Problème, l’augmentation du taux d’intérêt n’a que peu d’efficacité pour lutter contre ce genre d’inflation. Une hausse du taux d’intérêt va restreindre la demande, et de fait freiner l’activité économique, mais n’aura pas de réel impact sur la baisse des prix de l’énergie, surtout dépendants de l’offre et de la demande mondiale.
Aux États-Unis dans les années 70, la coûteuse lutte contre l’inflation
On peut regarder dans le rétroviseur pour analyser ce qui a été fait dans la période de stagflation des années 70 et au début des années 80. À cette époque, le gouverneur de la Réserve fédérale américaine (Fed), Paul Volcker (mandat 1979-87) décide de monter les taux d’intérêts directeurs de 9 points, passant de 11 % (1979) à 20 % (1981).
Sur le plan de l’inflation, les résultats sont spectaculaires : elle passe de 13,5 % à 3,2 % en deux ans.
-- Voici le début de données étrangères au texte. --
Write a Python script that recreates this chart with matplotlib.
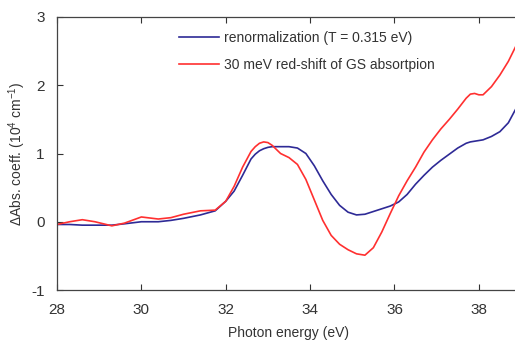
import numpy as np
import matplotlib
matplotlib.use("Agg")
import matplotlib.pyplot as plt

plt.rcParams["font.family"] = ["Liberation Sans", "DejaVu Sans"]
plt.rcParams["mathtext.fontset"] = "custom"
plt.rcParams["mathtext.rm"] = "Liberation Sans"
plt.rcParams["mathtext.it"] = "Liberation Sans"
plt.rcParams["axes.unicode_minus"] = False

# photon energy (eV)
energy = [28.0, 28.3, 28.6, 28.9, 29.3, 29.6, 30.0, 30.4, 30.7, 31.0, 31.4, 31.75,
          32.0, 32.2, 32.4, 32.6, 32.7, 32.8, 32.9, 33.0, 33.1, 33.2, 33.3, 33.5,
          33.7, 33.9, 34.1, 34.3, 34.5, 34.7, 34.9, 35.1, 35.3, 35.5, 35.7, 35.9,
          36.1, 36.3, 36.5, 36.7, 36.9, 37.1, 37.3, 37.5, 37.7, 37.8, 37.9, 38.0,
          38.1, 38.3, 38.5, 38.7, 38.9]

# renormalization (T = 0.315 eV)
renorm = [-0.04, -0.04, -0.05, -0.05, -0.05, -0.03, 0.0, 0.0, 0.02, 0.05, 0.10, 0.16,
          0.30, 0.45, 0.68, 0.92, 0.99, 1.04, 1.07, 1.09, 1.10, 1.10, 1.10, 1.10,
          1.08, 1.00, 0.82, 0.60, 0.40, 0.24, 0.14, 0.10, 0.11, 0.15, 0.19, 0.23,
          0.29, 0.40, 0.55, 0.68, 0.80, 0.90, 0.99, 1.08, 1.15, 1.17, 1.18, 1.19,
          1.20, 1.25, 1.32, 1.45, 1.68]

# 30 meV red-shift of GS absorption
redshift = [-0.04, 0.0, 0.03, 0.0, -0.06, -0.02, 0.07, 0.04, 0.06, 0.11, 0.16, 0.17,
            0.30, 0.52, 0.80, 1.03, 1.10, 1.15, 1.17, 1.16, 1.12, 1.06, 1.00, 0.94,
            0.84, 0.62, 0.32, 0.02, -0.20, -0.33, -0.41, -0.47, -0.49, -0.38, -0.15, 0.12,
            0.38, 0.60, 0.80, 1.02, 1.20, 1.36, 1.50, 1.65, 1.81, 1.87, 1.88, 1.86,
            1.86, 1.98, 2.15, 2.35, 2.60]

xticks = [28, 30, 32, 34, 36, 38]
yticks = [-1, 0, 1, 2, 3]

TXT = "#333333"

fig = plt.figure(figsize=(5.15, 3.4), dpi=100)
ax = fig.add_axes([57 / 515, 1 - 290 / 340, (521 - 57) / 515, (290 - 17) / 340])

ax.plot(energy, renorm, color="#2e2a96", lw=1.2,
        label="renormalization (T = 0.315 eV)")
ax.plot(energy, redshift, color="#ff3030", lw=1.2,
        label="30 meV red-shift of GS absortpion")

ax.set_xlim(28, 39)
ax.set_ylim(-1, 3)
ax.set_xticks(xticks)
ax.set_yticks(yticks)
ax.tick_params(direction="in", top=True, right=False, labelsize=11,
               colors=TXT, length=4, width=0.8, pad=9)
for sp in ax.spines.values():
    sp.set_edgecolor("#444444")
    sp.set_linewidth(0.9)
ax.spines["right"].set_visible(False)

ax.set_xlabel("Photon energy (eV)", fontsize=10, color=TXT, labelpad=6.5)
ax.set_ylabel(r"$\Delta$Abs. coeff. (10$^{4}$ cm$^{-1}$)", fontsize=10,
              color=TXT, labelpad=2)

leg = ax.legend(loc="upper left", bbox_to_anchor=(0.235, 0.995), frameon=False,
                fontsize=10, handlelength=2.9, handletextpad=0.4,
                labelspacing=0.95)
for t in leg.get_texts():
    t.set_color(TXT)

fig.savefig("out.png", dpi=100)
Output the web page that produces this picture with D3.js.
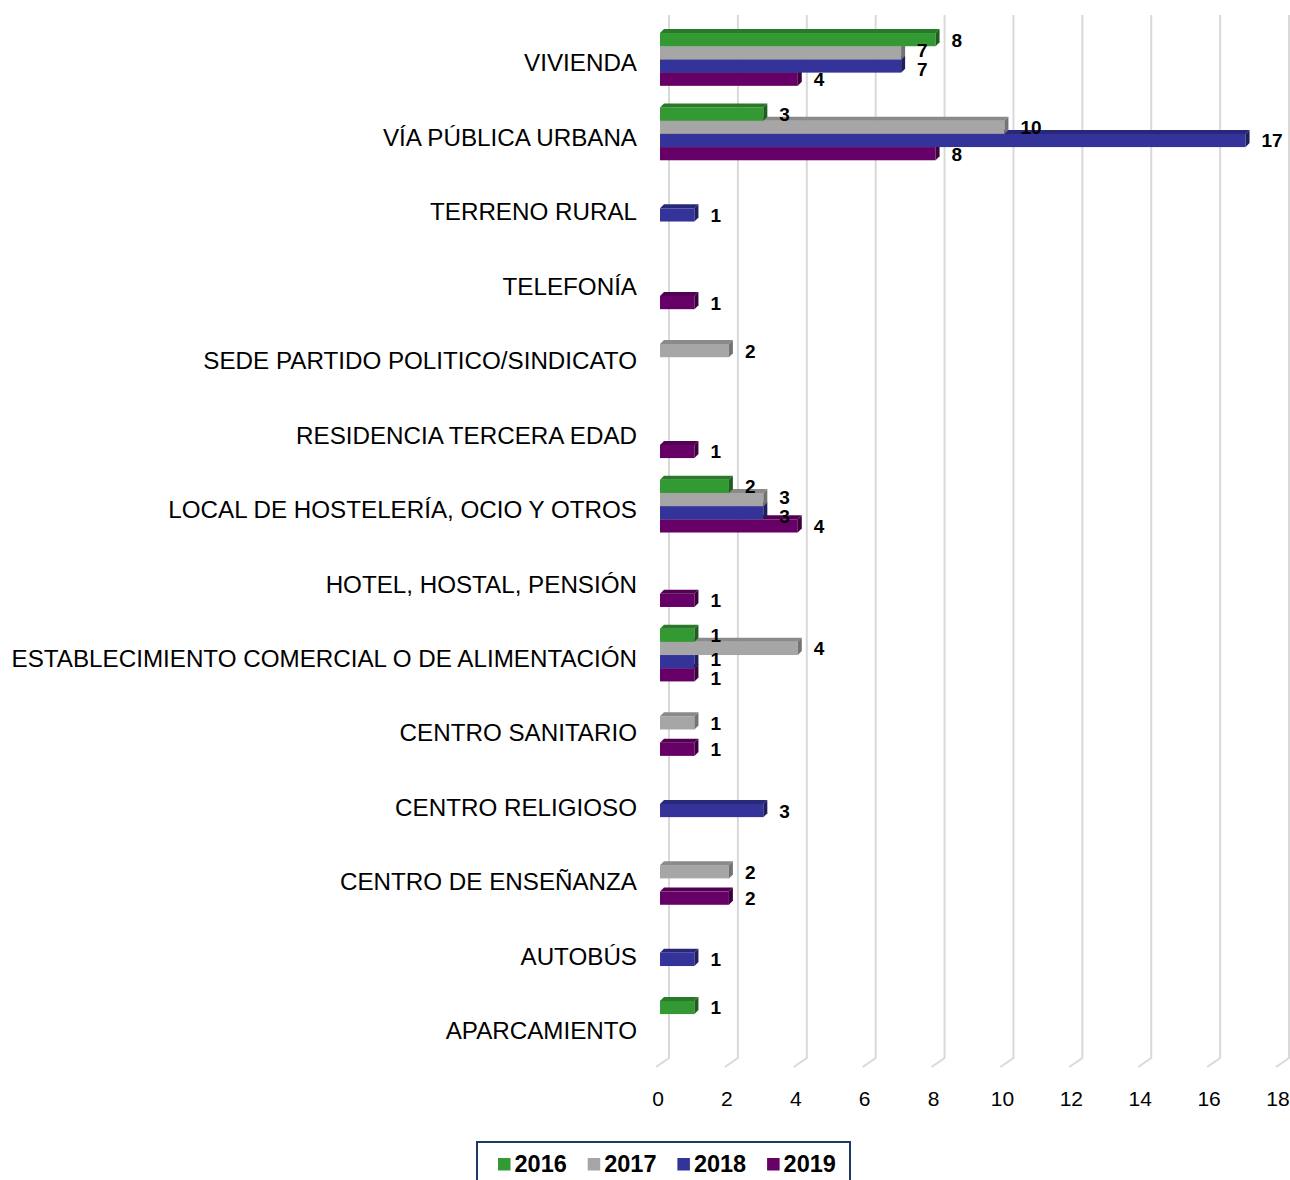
<!DOCTYPE html>
<html>
<head>
<meta charset="utf-8">
<script src="https://cdn.jsdelivr.net/npm/d3@7"></script>
<style>
  body { margin: 0; background: #fff; }
  text { font-family: "Liberation Sans", Arial, sans-serif; }
</style>
</head>
<body>
<div id="chart"></div>
<script>
// data (null = no bar)
var categories = ["VIVIENDA", "VÍA PÚBLICA URBANA", "TERRENO RURAL", "TELEFONÍA",
  "SEDE PARTIDO POLITICO/SINDICATO", "RESIDENCIA TERCERA EDAD",
  "LOCAL DE HOSTELERÍA, OCIO Y OTROS", "HOTEL, HOSTAL, PENSIÓN",
  "ESTABLECIMIENTO COMERCIAL O DE ALIMENTACIÓN", "CENTRO SANITARIO",
  "CENTRO RELIGIOSO", "CENTRO DE ENSEÑANZA", "AUTOBÚS", "APARCAMIENTO"];
var years = ["2016", "2017", "2018", "2019"];
var v2016 = [8, 3, null, null, null, null, 2, null, 1, null, null, null, null, 1];
var v2017 = [7, 10, null, null, 2, null, 3, null, 4, 1, null, 2, null, null];
var v2018 = [7, 17, 1, null, null, null, 3, null, 1, null, 3, null, 1, null];
var v2019 = [4, 8, null, 1, null, 1, 4, 1, 1, 1, null, 2, null, null];
var xTicks = [0, 2, 4, 6, 8, 10, 12, 14, 16, 18];

var series = [v2016, v2017, v2018, v2019];
var colors = ["#339933", "#a6a6a6", "#333399", "#660066"];
var topCols = ["#287a28", "#8a8a8a", "#28287a", "#520052"];
var sideCols = ["#1f5e1f", "#737373", "#1f1f5e", "#3d003d"];

var width = 1290, height = 1180;
var svg = d3.select("#chart").append("svg")
    .attr("width", width)
    .attr("height", height);

// scales (front floor plane)
var x = d3.scaleLinear().domain([0, 18]).range([656, 1276]);
var y = d3.scaleBand().domain(categories).range([22.2, 22.2 + 14 * 74.45]).paddingInner(0).paddingOuter(0);
var groupH = 52.8;
var y1 = d3.scaleBand().domain(years).range([0, groupH]);

// 3d offsets
var wallDx = 13, wallDy = -9, wallTop = 15, wallBottom = 1058;
var barShift = 4, bdx = 4, bdy = -4;

// back wall gridlines with a small floor piece
svg.append("g").selectAll("path")
    .data(xTicks)
  .enter().append("path")
    .attr("fill", "none")
    .attr("stroke", "#d9d9d9")
    .attr("stroke-width", 2)
    .attr("d", function(d) {
      return "M" + (x(d) + wallDx) + "," + wallTop +
        "L" + (x(d) + wallDx) + "," + wallBottom +
        "L" + x(d) + "," + (wallBottom - wallDy);
    });

// tick labels
svg.append("g").selectAll("text")
    .data(xTicks)
  .enter().append("text")
    .attr("x", function(d) { return x(d) + 2; })
    .attr("y", 1105.5)
    .attr("text-anchor", "middle")
    .style("font-size", "21px")
    .style("fill", "#000")
    .text(function(d) { return d; });

// category labels
svg.append("g").selectAll("text")
    .data(categories)
  .enter().append("text")
    .attr("x", 637)
    .attr("y", function(d) { return y(d) + (y.bandwidth() - groupH) / 2 + groupH / 2 + 12; })
    .attr("text-anchor", "end")
    .style("font-size", "24.2px")
    .style("fill", "#000")
    .text(function(d) { return d; });

// bars, lower slots first so upper bars cover them
var bars = [];
categories.forEach(function(c, ci) {
  for (var s = 3; s >= 0; s--) {
    var v = series[s][ci];
    if (v == null) continue;
    bars.push({cat: c, s: s, v: v});
  }
});

var top0 = (y.bandwidth() - groupH) / 2;
var bg = svg.append("g");
bars.forEach(function(b) {
  var x0 = x(0) + barShift, x1 = x(b.v) + barShift;
  var yt = y(b.cat) + top0 + y1(years[b.s]), h = y1.bandwidth();
  var g = bg.append("g");
  g.append("rect")
      .attr("x", x0).attr("y", yt)
      .attr("width", x1 - x0).attr("height", h)
      .attr("fill", colors[b.s]);
  g.append("path")
      .attr("fill", topCols[b.s])
      .attr("d", "M" + x0 + "," + yt + "L" + (x0 + bdx) + "," + (yt + bdy) +
        "L" + (x1 + bdx) + "," + (yt + bdy) + "L" + x1 + "," + yt + "Z");
  g.append("path")
      .attr("fill", sideCols[b.s])
      .attr("d", "M" + x1 + "," + yt + "L" + (x1 + bdx) + "," + (yt + bdy) +
        "L" + (x1 + bdx) + "," + (yt + h + bdy) + "L" + x1 + "," + (yt + h) + "Z");
});

// value label positions: centred on the bar, then spread where they collide
bars.forEach(function(b) {
  b.lx = x(b.v) + barShift + 16;
  b.ly = y(b.cat) + top0 + y1(years[b.s]) + y1.bandwidth() / 2;
  b.lw = String(b.v).length * 11;
});
var minGap = 19;
for (var iter = 0; iter < 20; iter++) {
  categories.forEach(function(c) {
    var ls = bars.filter(function(b) { return b.cat === c; })
        .sort(function(a, b) { return a.s - b.s; });
    for (var i = 0; i < ls.length; i++) {
      for (var j = i + 1; j < ls.length; j++) {
        var a = ls[i], b = ls[j];
        var hOver = a.lx < b.lx + b.lw && b.lx < a.lx + a.lw;
        var gap = b.ly - a.ly;
        if (hOver && gap < minGap) {
          var push = (minGap - gap) / 2;
          a.ly -= push;
          b.ly += push;
        }
      }
    }
  });
}

svg.append("g").selectAll("text")
    .data(bars)
  .enter().append("text")
    .attr("x", function(d) { return d.lx; })
    .attr("y", function(d) { return d.ly + 7; })
    .style("font-size", "19px")
    .style("font-weight", "bold")
    .style("fill", "#000")
    .text(function(d) { return d.v; });

// legend
var lg = svg.append("g");
lg.append("rect")
    .attr("x", 477).attr("y", 1142)
    .attr("width", 373).attr("height", 60)
    .attr("fill", "#fff")
    .attr("stroke", "#1f3864")
    .attr("stroke-width", 2);
var items = lg.selectAll("g.item")
    .data(years)
  .enter().append("g")
    .attr("class", "item")
    .attr("transform", function(d, i) { return "translate(" + (498 + i * 89.7) + ",0)"; });
items.append("rect")
    .attr("x", 0).attr("y", 1158)
    .attr("width", 12.5).attr("height", 12.5)
    .attr("fill", function(d, i) { return colors[i]; });
items.append("text")
    .attr("x", 16.5).attr("y", 1172)
    .style("font-size", "23.5px")
    .style("font-weight", "bold")
    .style("fill", "#000")
    .text(function(d) { return d; });
</script>
</body>
</html>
Mais le chômage s’envole : il passe de 6 % en 1979 à 10 % en 1982. Cette décision coûtera d’ailleurs en partie sa réélection au président démocrate de l’époque Jimmy Carter. Ce dernier, bon joueur, considérera malgré tout que l’action de Volcker était « nécessaire ».
Les banques centrales se retrouvent face à une impasse. Il est très difficile pour Christine Lagarde (présidente BCE) et Jerome Powell (président FED) d’augmenter leurs taux directeurs, car il y aura des conséquences négatives sur l’emploi et l’activité économique.
Pour le géant d’actifs financier Blackrock, le coût à payer pour réduire l’inflation actuelle serait par exemple aux États-Unis un triplement du taux de chômage, à un niveau proche des 10 %, loin du plein-emploi que connaît en ce moment le pays.